Recorded data
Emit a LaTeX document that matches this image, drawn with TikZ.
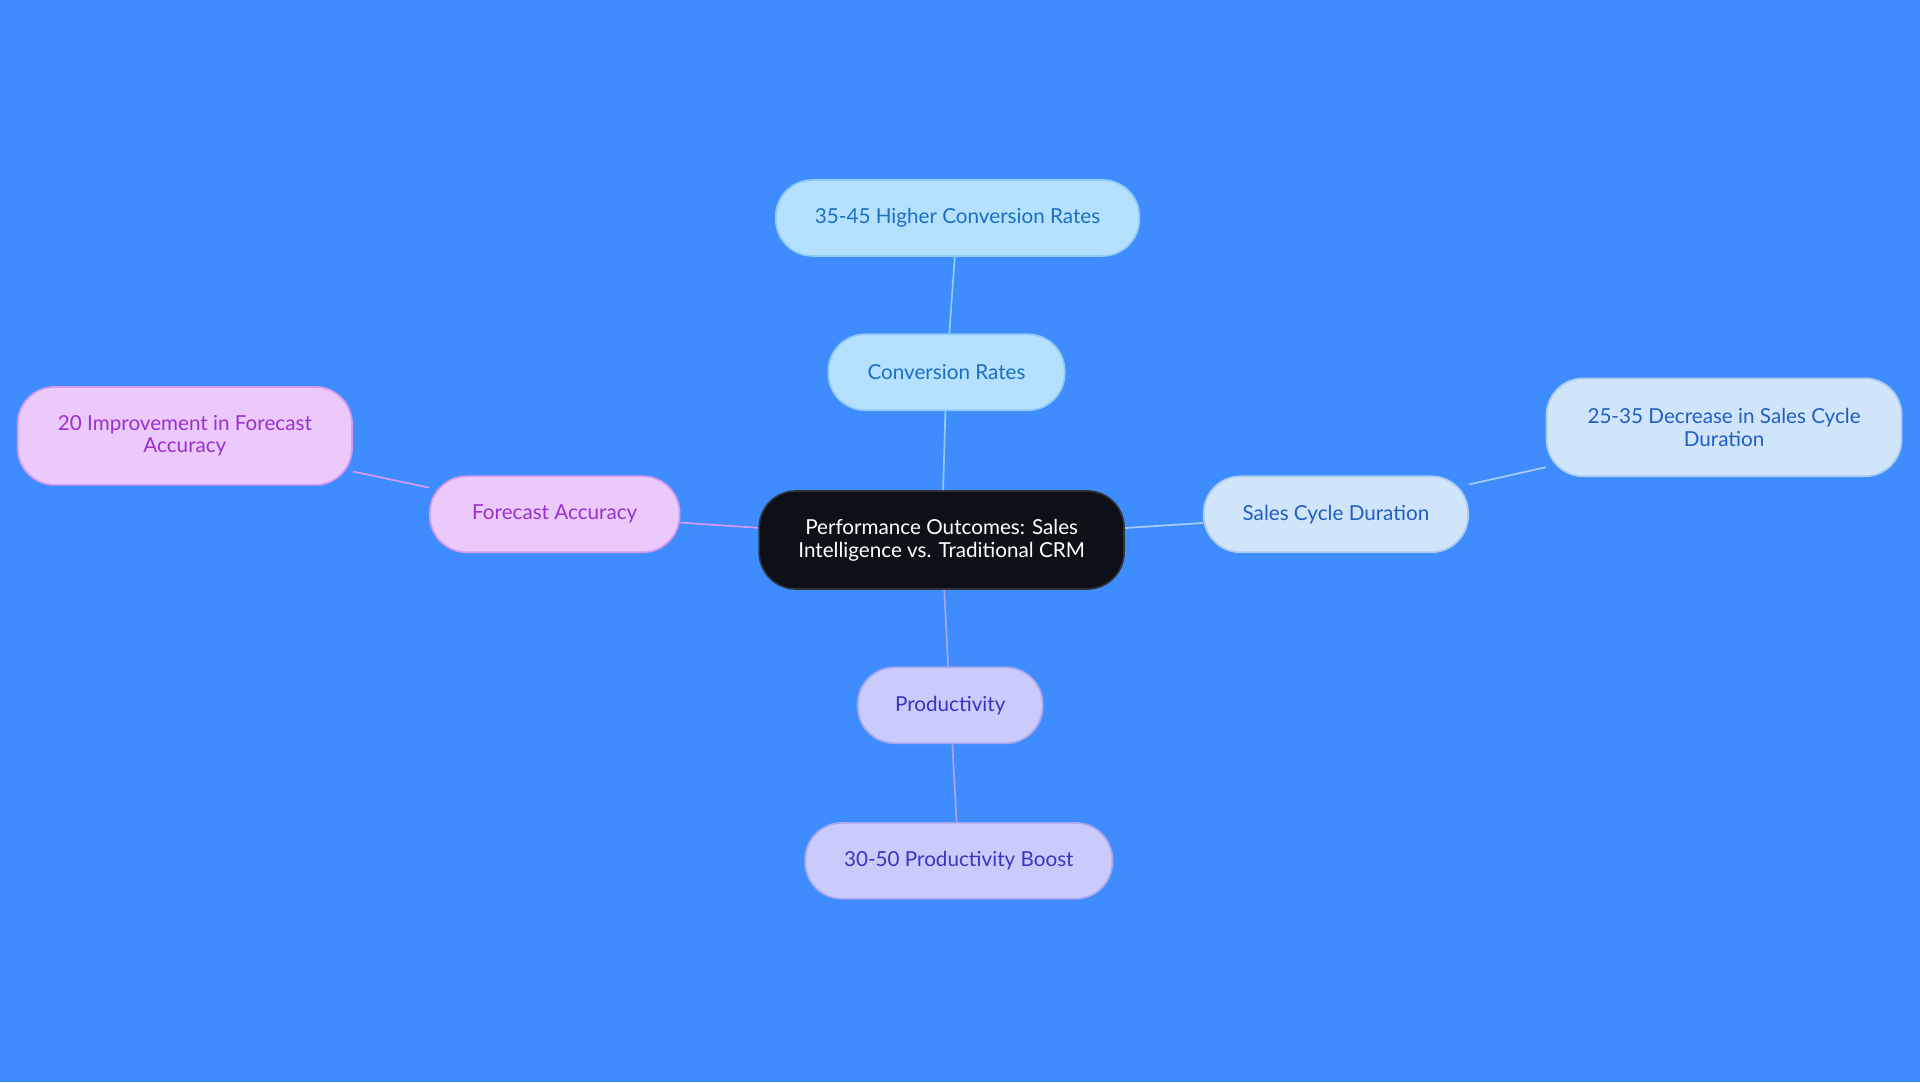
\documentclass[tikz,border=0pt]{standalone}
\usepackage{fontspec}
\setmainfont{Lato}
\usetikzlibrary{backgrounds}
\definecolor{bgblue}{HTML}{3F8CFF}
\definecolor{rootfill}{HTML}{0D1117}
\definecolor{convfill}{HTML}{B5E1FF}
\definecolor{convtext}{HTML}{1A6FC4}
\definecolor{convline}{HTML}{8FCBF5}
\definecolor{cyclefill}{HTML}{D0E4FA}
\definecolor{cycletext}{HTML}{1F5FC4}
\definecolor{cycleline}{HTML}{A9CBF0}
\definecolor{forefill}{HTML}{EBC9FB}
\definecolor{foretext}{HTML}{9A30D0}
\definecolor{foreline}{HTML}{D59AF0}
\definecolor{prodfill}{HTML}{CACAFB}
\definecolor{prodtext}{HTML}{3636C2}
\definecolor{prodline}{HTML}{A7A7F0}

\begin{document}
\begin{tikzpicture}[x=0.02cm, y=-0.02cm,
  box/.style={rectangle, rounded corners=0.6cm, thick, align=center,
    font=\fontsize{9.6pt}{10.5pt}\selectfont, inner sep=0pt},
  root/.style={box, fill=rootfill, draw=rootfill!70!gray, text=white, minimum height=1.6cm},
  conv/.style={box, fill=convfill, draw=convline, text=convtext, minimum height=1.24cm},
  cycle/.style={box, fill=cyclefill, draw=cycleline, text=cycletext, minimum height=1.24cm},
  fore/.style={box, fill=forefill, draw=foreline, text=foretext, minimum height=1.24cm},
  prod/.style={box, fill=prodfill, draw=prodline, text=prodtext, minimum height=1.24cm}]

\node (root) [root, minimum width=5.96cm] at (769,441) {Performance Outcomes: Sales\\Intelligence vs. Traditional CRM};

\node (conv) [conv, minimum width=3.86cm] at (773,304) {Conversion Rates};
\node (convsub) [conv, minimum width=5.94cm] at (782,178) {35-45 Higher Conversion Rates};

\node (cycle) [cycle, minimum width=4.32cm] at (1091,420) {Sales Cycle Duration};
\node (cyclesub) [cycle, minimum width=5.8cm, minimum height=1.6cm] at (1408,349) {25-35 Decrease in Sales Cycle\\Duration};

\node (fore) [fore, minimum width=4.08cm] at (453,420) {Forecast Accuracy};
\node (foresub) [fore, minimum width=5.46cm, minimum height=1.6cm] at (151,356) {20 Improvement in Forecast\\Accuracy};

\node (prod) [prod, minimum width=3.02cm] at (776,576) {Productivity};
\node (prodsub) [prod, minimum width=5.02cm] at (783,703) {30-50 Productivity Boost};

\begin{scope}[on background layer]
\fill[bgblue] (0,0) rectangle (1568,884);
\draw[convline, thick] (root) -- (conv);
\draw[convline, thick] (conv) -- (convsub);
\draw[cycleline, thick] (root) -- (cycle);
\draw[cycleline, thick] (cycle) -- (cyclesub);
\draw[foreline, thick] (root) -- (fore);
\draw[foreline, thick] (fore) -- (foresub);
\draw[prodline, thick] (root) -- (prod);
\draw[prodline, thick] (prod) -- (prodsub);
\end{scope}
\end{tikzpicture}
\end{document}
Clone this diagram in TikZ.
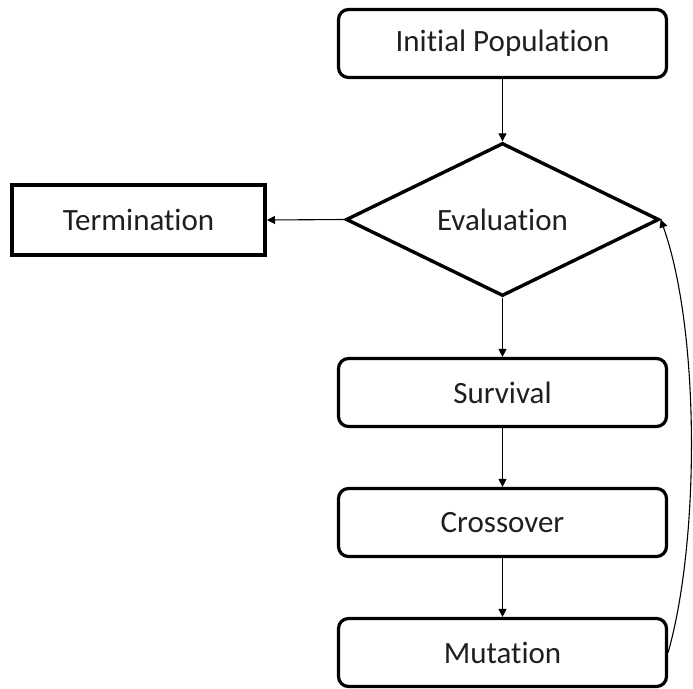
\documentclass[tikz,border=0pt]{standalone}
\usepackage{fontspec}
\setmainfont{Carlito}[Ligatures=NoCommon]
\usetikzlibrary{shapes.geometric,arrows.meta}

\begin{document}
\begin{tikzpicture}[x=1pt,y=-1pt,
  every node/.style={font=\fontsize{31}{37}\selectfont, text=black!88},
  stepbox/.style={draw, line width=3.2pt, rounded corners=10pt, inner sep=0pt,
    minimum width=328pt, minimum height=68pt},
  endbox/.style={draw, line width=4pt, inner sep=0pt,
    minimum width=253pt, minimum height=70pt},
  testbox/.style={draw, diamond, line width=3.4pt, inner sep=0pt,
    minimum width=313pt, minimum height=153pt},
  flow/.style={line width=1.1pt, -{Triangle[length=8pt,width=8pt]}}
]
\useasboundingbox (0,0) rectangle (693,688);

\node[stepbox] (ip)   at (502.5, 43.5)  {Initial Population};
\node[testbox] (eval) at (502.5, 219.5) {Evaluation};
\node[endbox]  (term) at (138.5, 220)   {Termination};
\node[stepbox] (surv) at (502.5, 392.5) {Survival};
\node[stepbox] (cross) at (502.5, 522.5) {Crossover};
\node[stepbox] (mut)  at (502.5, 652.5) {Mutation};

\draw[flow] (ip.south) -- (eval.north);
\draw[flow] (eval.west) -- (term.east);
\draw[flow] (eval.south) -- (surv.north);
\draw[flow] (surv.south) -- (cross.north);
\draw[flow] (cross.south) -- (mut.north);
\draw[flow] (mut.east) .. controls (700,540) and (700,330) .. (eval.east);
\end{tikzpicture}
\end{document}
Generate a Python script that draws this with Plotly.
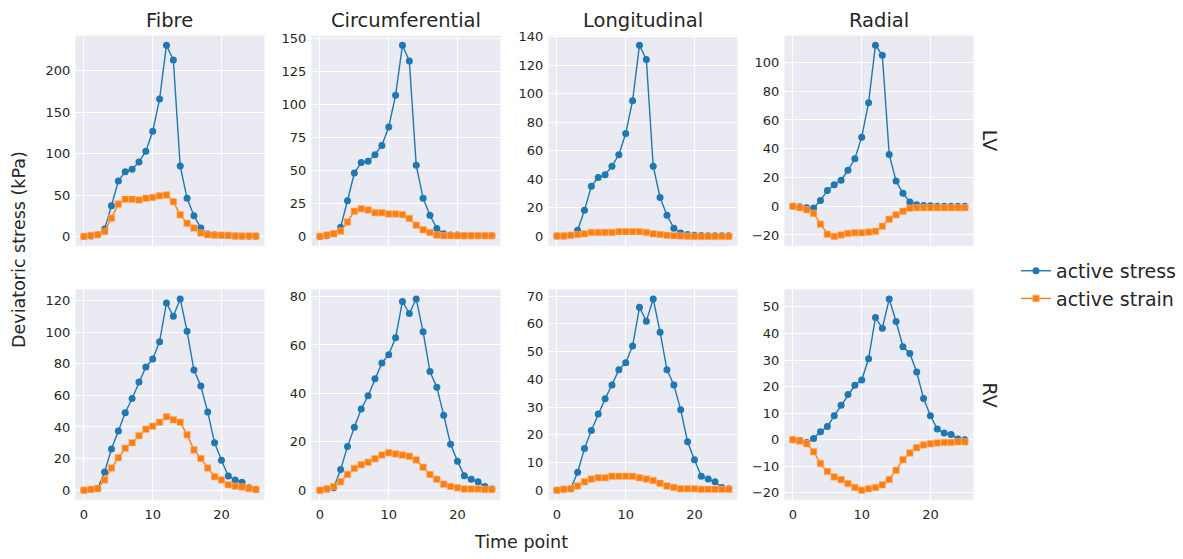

Description of the task
Retype each line of the listing above word for word. Exclude the pictures.

Task output
Emit a LaTeX document that matches this image, drawn with TikZ.
\documentclass[tikz,border=0pt]{standalone}
\usepackage{fontspec}
\setmainfont{Lato}
\usetikzlibrary{backgrounds}
\definecolor{bgblue}{HTML}{3F8CFF}
\definecolor{rootfill}{HTML}{0D1117}
\definecolor{convfill}{HTML}{B5E1FF}
\definecolor{convtext}{HTML}{1A6FC4}
\definecolor{convline}{HTML}{8FCBF5}
\definecolor{cyclefill}{HTML}{D0E4FA}
\definecolor{cycletext}{HTML}{1F5FC4}
\definecolor{cycleline}{HTML}{A9CBF0}
\definecolor{forefill}{HTML}{EBC9FB}
\definecolor{foretext}{HTML}{9A30D0}
\definecolor{foreline}{HTML}{D59AF0}
\definecolor{prodfill}{HTML}{CACAFB}
\definecolor{prodtext}{HTML}{3636C2}
\definecolor{prodline}{HTML}{A7A7F0}

\begin{document}
\begin{tikzpicture}[x=0.02cm, y=-0.02cm,
  box/.style={rectangle, rounded corners=0.6cm, thick, align=center,
    font=\fontsize{9.6pt}{10.5pt}\selectfont, inner sep=0pt},
  root/.style={box, fill=rootfill, draw=rootfill!70!gray, text=white, minimum height=1.6cm},
  conv/.style={box, fill=convfill, draw=convline, text=convtext, minimum height=1.24cm},
  cycle/.style={box, fill=cyclefill, draw=cycleline, text=cycletext, minimum height=1.24cm},
  fore/.style={box, fill=forefill, draw=foreline, text=foretext, minimum height=1.24cm},
  prod/.style={box, fill=prodfill, draw=prodline, text=prodtext, minimum height=1.24cm}]

\node (root) [root, minimum width=5.96cm] at (769,441) {Performance Outcomes: Sales\\Intelligence vs. Traditional CRM};

\node (conv) [conv, minimum width=3.86cm] at (773,304) {Conversion Rates};
\node (convsub) [conv, minimum width=5.94cm] at (782,178) {35-45 Higher Conversion Rates};

\node (cycle) [cycle, minimum width=4.32cm] at (1091,420) {Sales Cycle Duration};
\node (cyclesub) [cycle, minimum width=5.8cm, minimum height=1.6cm] at (1408,349) {25-35 Decrease in Sales Cycle\\Duration};

\node (fore) [fore, minimum width=4.08cm] at (453,420) {Forecast Accuracy};
\node (foresub) [fore, minimum width=5.46cm, minimum height=1.6cm] at (151,356) {20 Improvement in Forecast\\Accuracy};

\node (prod) [prod, minimum width=3.02cm] at (776,576) {Productivity};
\node (prodsub) [prod, minimum width=5.02cm] at (783,703) {30-50 Productivity Boost};

\begin{scope}[on background layer]
\fill[bgblue] (0,0) rectangle (1568,884);
\draw[convline, thick] (root) -- (conv);
\draw[convline, thick] (conv) -- (convsub);
\draw[cycleline, thick] (root) -- (cycle);
\draw[cycleline, thick] (cycle) -- (cyclesub);
\draw[foreline, thick] (root) -- (fore);
\draw[foreline, thick] (fore) -- (foresub);
\draw[prodline, thick] (root) -- (prod);
\draw[prodline, thick] (prod) -- (prodsub);
\end{scope}
\end{tikzpicture}
\end{document}
Clone this diagram in TikZ.
\documentclass[tikz,border=0pt]{standalone}
\usepackage{fontspec}
\setmainfont{Carlito}[Ligatures=NoCommon]
\usetikzlibrary{shapes.geometric,arrows.meta}

\begin{document}
\begin{tikzpicture}[x=1pt,y=-1pt,
  every node/.style={font=\fontsize{31}{37}\selectfont, text=black!88},
  stepbox/.style={draw, line width=3.2pt, rounded corners=10pt, inner sep=0pt,
    minimum width=328pt, minimum height=68pt},
  endbox/.style={draw, line width=4pt, inner sep=0pt,
    minimum width=253pt, minimum height=70pt},
  testbox/.style={draw, diamond, line width=3.4pt, inner sep=0pt,
    minimum width=313pt, minimum height=153pt},
  flow/.style={line width=1.1pt, -{Triangle[length=8pt,width=8pt]}}
]
\useasboundingbox (0,0) rectangle (693,688);

\node[stepbox] (ip)   at (502.5, 43.5)  {Initial Population};
\node[testbox] (eval) at (502.5, 219.5) {Evaluation};
\node[endbox]  (term) at (138.5, 220)   {Termination};
\node[stepbox] (surv) at (502.5, 392.5) {Survival};
\node[stepbox] (cross) at (502.5, 522.5) {Crossover};
\node[stepbox] (mut)  at (502.5, 652.5) {Mutation};

\draw[flow] (ip.south) -- (eval.north);
\draw[flow] (eval.west) -- (term.east);
\draw[flow] (eval.south) -- (surv.north);
\draw[flow] (surv.south) -- (cross.north);
\draw[flow] (cross.south) -- (mut.north);
\draw[flow] (mut.east) .. controls (700,540) and (700,330) .. (eval.east);
\end{tikzpicture}
\end{document}
Generate a Python script that draws this with Plotly.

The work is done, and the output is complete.